Recently, a leading retailer asked us, if we were the CEO where would we invest the marketing budget. Our unequivocal answer was, “into employee training.”
As the employment market changes from finding people that do things right, to people that do the right thing, companies must focus on employee satisfaction as a key component of competitive advantage. Fortunately, there is buzzword to describe this: employer branding. Over the past 5-10 years the demand for employee focused activities has skyrocketed, from simple communication that actually connects to on-boarding programs, satisfaction research all the way to career design.
So how does it all connect?
Quite obviously, the first and foremost fact is that profitability in a company is a result of how the company works, not the goal of it. If profitability is your company’s sole purpose, make sure it stays a one-man band.
Svante Randlert from Academic Work pointed out the value chain from leadership to profit. The relationship between engaged staff that cares about what they do and business performance is clear. Furthermore, people entering the workforce today, especially in the West, focus not on money as the main motivator but rather that their work has real meaning. Within this context, ensuring that they are happy is the only way to maintain customers and an effective business.
Secondly, making sure that companies have a real purpose, a deeply held, culturally ingrained “why” we are here, makes managing the company much easier. This has been illustrated extensively by Simon Sinek in his TED talk “start with why” and we won’t rehash here. However, the key extract is that an understanding of why the company does what it does, and that it is important to both staff and customers, creates loyalty on all sides.
On the topic of loyalty, it is important to realise, that there is no such thing as customer loyalty. It is the company that must be loyal to its customers, via its staff, products and services. It is about managing these different expectations in a consistent manner, while consistently improving, that builds brands, reputations and businesses.

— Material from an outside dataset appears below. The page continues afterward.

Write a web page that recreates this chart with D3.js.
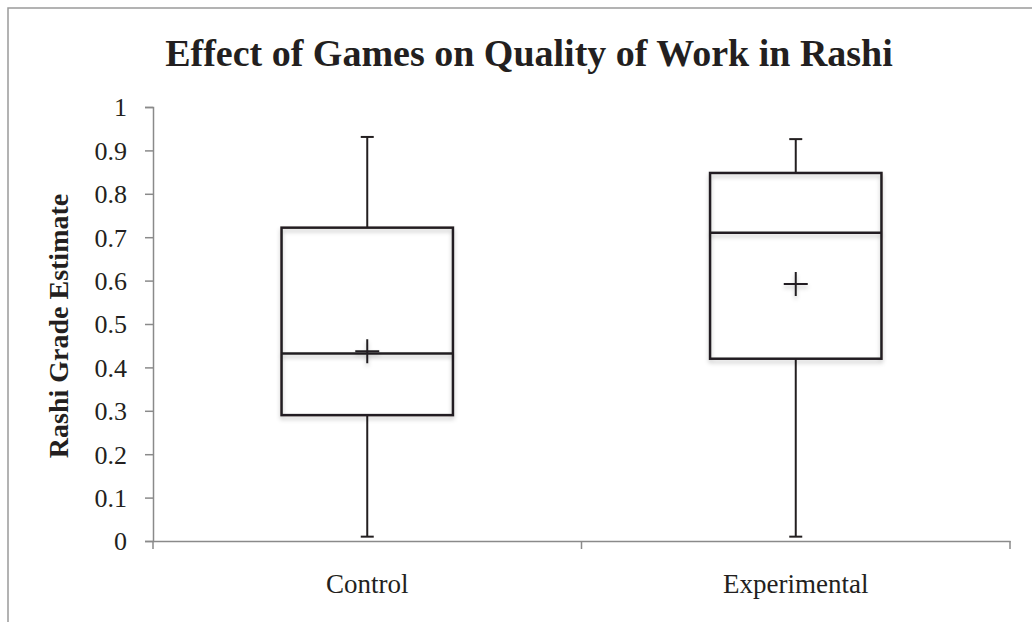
<!DOCTYPE html>
<html>
<head>
<meta charset="utf-8">
<script src="https://cdn.jsdelivr.net/npm/d3@7"></script>
<style>
  html, body { margin: 0; padding: 0; background: #fff; overflow: hidden; }
  text { font-family: "Liberation Serif", "DejaVu Serif", serif; fill: #231f20; }
</style>
</head>
<body>
<svg id="chart" width="1032" height="622"></svg>
<script>
"use strict";

// box plot values
var categories = ['Control', 'Experimental'];
var whiskerLow = [0.01, 0.01];
var quartile1 = [0.29, 0.42];
var medians = [0.432, 0.71];
var quartile3 = [0.722, 0.848];
var whiskerHigh = [0.931, 0.926];
var means = [0.437, 0.592];
var yTicks = [0, 0.1, 0.2, 0.3, 0.4, 0.5, 0.6, 0.7, 0.8, 0.9, 1];
var yTickLabels = ['0', '0.1', '0.2', '0.3', '0.4', '0.5', '0.6', '0.7', '0.8', '0.9', '1'];

var titleText = 'Effect of Games on Quality of Work in Rashi';
var yTitleText = 'Rashi Grade Estimate';

var svg = d3.select('#chart');
var ink = '#231f20';
var axisGrey = '#8a8a8a';

var plot = { left: 153, right: 1010, top: 107, bottom: 541 };

var x = d3.scaleBand()
  .domain(categories)
  .range([plot.left, plot.right])
  .padding(0);

var y = d3.scaleLinear()
  .domain([0, 1])
  .range([plot.bottom, plot.top]);

var boxWidth = x.bandwidth() * 0.4;
var capWidth = 13;
var plusHalf = 12;

// soft excel-ish shadow under box strokes.
// userSpaceOnUse so flat lines (zero-height bbox) still render,
// which means every shadowed mark is drawn in plain svg coords.
var defs = svg.append('defs');
var shadow = defs.append('filter')
  .attr('id', 'soft-shadow')
  .attr('filterUnits', 'userSpaceOnUse')
  .attr('x', 0).attr('y', 0)
  .attr('width', 1032).attr('height', 622);
shadow.append('feDropShadow')
  .attr('dx', 0).attr('dy', 3)
  .attr('stdDeviation', 2)
  .attr('flood-color', '#000')
  .attr('flood-opacity', 0.22);

// chart frame (cropped on the right and bottom)
svg.append('rect')
  .attr('x', 8).attr('y', 8)
  .attr('width', 1100).attr('height', 700)
  .attr('fill', 'none')
  .attr('stroke', '#9a9a9a')
  .attr('stroke-width', 1.5);

svg.append('text')
  .attr('x', 529).attr('y', 66)
  .attr('text-anchor', 'middle')
  .style('font-size', '38px')
  .style('font-weight', 'bold')
  .text(titleText);

svg.append('text')
  .attr('transform', 'translate(68,' + ((plot.top + plot.bottom) / 2 + 2) + ') rotate(-90)')
  .attr('text-anchor', 'middle')
  .style('font-size', '28px')
  .style('font-weight', 'bold')
  .text(yTitleText);

// axes
var yAxis = d3.axisLeft(y)
  .tickValues(yTicks)
  .tickFormat(function(d, i) { return yTickLabels[i]; })
  .tickSize(8)
  .tickPadding(18);

var yG = svg.append('g')
  .attr('transform', 'translate(' + plot.left + ',0)')
  .call(yAxis);

var xAxis = d3.axisBottom(x)
  .tickSize(0)
  .tickPadding(33)
  .tickSizeOuter(0);

var xG = svg.append('g')
  .attr('transform', 'translate(0,' + plot.bottom + ')')
  .call(xAxis);

// excel puts the category ticks between the groups
xG.selectAll('.between-tick')
  .data(d3.range(categories.length + 1))
  .enter().append('line')
  .attr('class', 'between-tick')
  .attr('x1', function(i) { return plot.left + i * x.step(); })
  .attr('x2', function(i) { return plot.left + i * x.step(); })
  .attr('y1', 0).attr('y2', 8);

[yG, xG].forEach(function(g) {
  g.select('.domain').attr('stroke', axisGrey).attr('stroke-width', 1.5);
  g.selectAll('line').attr('stroke', axisGrey).attr('stroke-width', 1.5);
  g.selectAll('text')
    .style('font-family', '"Liberation Serif", "DejaVu Serif", serif')
    .style('fill', ink);
});
yG.selectAll('text').style('font-size', '26px').attr('dy', '0.34em');
xG.selectAll('.tick text').style('font-size', '27px').attr('dy', '0.71em');

// boxes
var idx = d3.range(categories.length);
var cx = function(i) { return x(categories[i]) + x.bandwidth() / 2; };

var boxes = svg.append('g').attr('class', 'boxes');

boxes.selectAll('.whisker-high')
  .data(idx).enter().append('line')
  .attr('class', 'whisker-high')
  .attr('x1', cx).attr('x2', cx)
  .attr('y1', function(i) { return y(quartile3[i]); })
  .attr('y2', function(i) { return y(whiskerHigh[i]); });

boxes.selectAll('.whisker-low')
  .data(idx).enter().append('line')
  .attr('class', 'whisker-low')
  .attr('x1', cx).attr('x2', cx)
  .attr('y1', function(i) { return y(quartile1[i]); })
  .attr('y2', function(i) { return y(whiskerLow[i]); });

boxes.selectAll('.cap')
  .data(idx.map(function(i) { return [i, whiskerHigh[i]]; })
    .concat(idx.map(function(i) { return [i, whiskerLow[i]]; })))
  .enter().append('line')
  .attr('class', 'cap')
  .attr('x1', function(d) { return cx(d[0]) - capWidth / 2; })
  .attr('x2', function(d) { return cx(d[0]) + capWidth / 2; })
  .attr('y1', function(d) { return y(d[1]); })
  .attr('y2', function(d) { return y(d[1]); });

boxes.selectAll('line')
  .attr('stroke', ink)
  .attr('stroke-width', 2);

boxes.selectAll('.box')
  .data(idx).enter().append('rect')
  .attr('class', 'box')
  .attr('x', function(i) { return cx(i) - boxWidth / 2; })
  .attr('width', boxWidth)
  .attr('y', function(i) { return y(quartile3[i]); })
  .attr('height', function(i) { return y(quartile1[i]) - y(quartile3[i]); })
  .attr('fill', 'none')
  .attr('stroke', ink)
  .attr('stroke-width', 2.5)
  .attr('filter', 'url(#soft-shadow)');

boxes.selectAll('.median')
  .data(idx).enter().append('line')
  .attr('class', 'median')
  .attr('x1', function(i) { return cx(i) - boxWidth / 2; })
  .attr('x2', function(i) { return cx(i) + boxWidth / 2; })
  .attr('y1', function(i) { return y(medians[i]); })
  .attr('y2', function(i) { return y(medians[i]); })
  .attr('stroke', ink)
  .attr('stroke-width', 2.5)
  .attr('filter', 'url(#soft-shadow)');

// mean markers drawn as a plus, path in absolute coords (see filter note)
var plusPath = function(i) {
  var px = cx(i);
  var py = y(means[i]);
  var p = d3.path();
  p.moveTo(px - plusHalf, py);
  p.lineTo(px + plusHalf, py);
  p.moveTo(px, py - plusHalf);
  p.lineTo(px, py + plusHalf);
  return p.toString();
};

boxes.selectAll('.mean')
  .data(idx).enter().append('path')
  .attr('class', 'mean')
  .attr('d', plusPath)
  .attr('fill', 'none')
  .attr('stroke', ink)
  .attr('stroke-width', 2)
  .attr('filter', 'url(#soft-shadow)');
</script>
</body>
</html>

As HBR put it, “For example, in retail, food service, health care, and other industries where the two groups routinely interact, each one-star improvement in Glassdoor company rating predicted a 3.2-point increase in customer satisfaction. Sales associates, cashiers, baristas, and bank tellers are prime examples in our data of service workers that make up a significant portion of these employers’ labor pools and whose personal experience with company culture (either good or bad) is transmitted daily to customers. By contrast, our data show software engineers and warehouse staffers, who rarely work directly with customers, have little impact on their satisfaction.”
Employer branding?
First and foremost, let’s forget the idea that there is an employer brand, that somehow magically is separate from the company brand. Employer branding = brand building, which is done through hard work focusing on staff satisfaction, customer service and delivery quality. Can’t have one without the other and simply put, happy staff will put more effort into delivering quality, which, by definition, makes customers happy. There are no shortcuts and separating the employer brand from the brand that everyone knows, and focusing on just staff perks, will alienate customers and create dissonance within the organisation. After all, what are they working for? Perks or the customer?
Developing a comprehensive employer brand strategy actually means that you develop a comprehensive brand strategy that includes not only outward facing aspects. But equally balances inward communication, on-boarding processes, internal bureaucracy with customer promises, loyalty programs and advertising. Internal and external have to support each other. When that truly works, all your staff ends up working in the marketing department talking about the same values and messages as your brand communication. And since everyone is on social media today, imagine the impact of all your staff talking about your brand for you?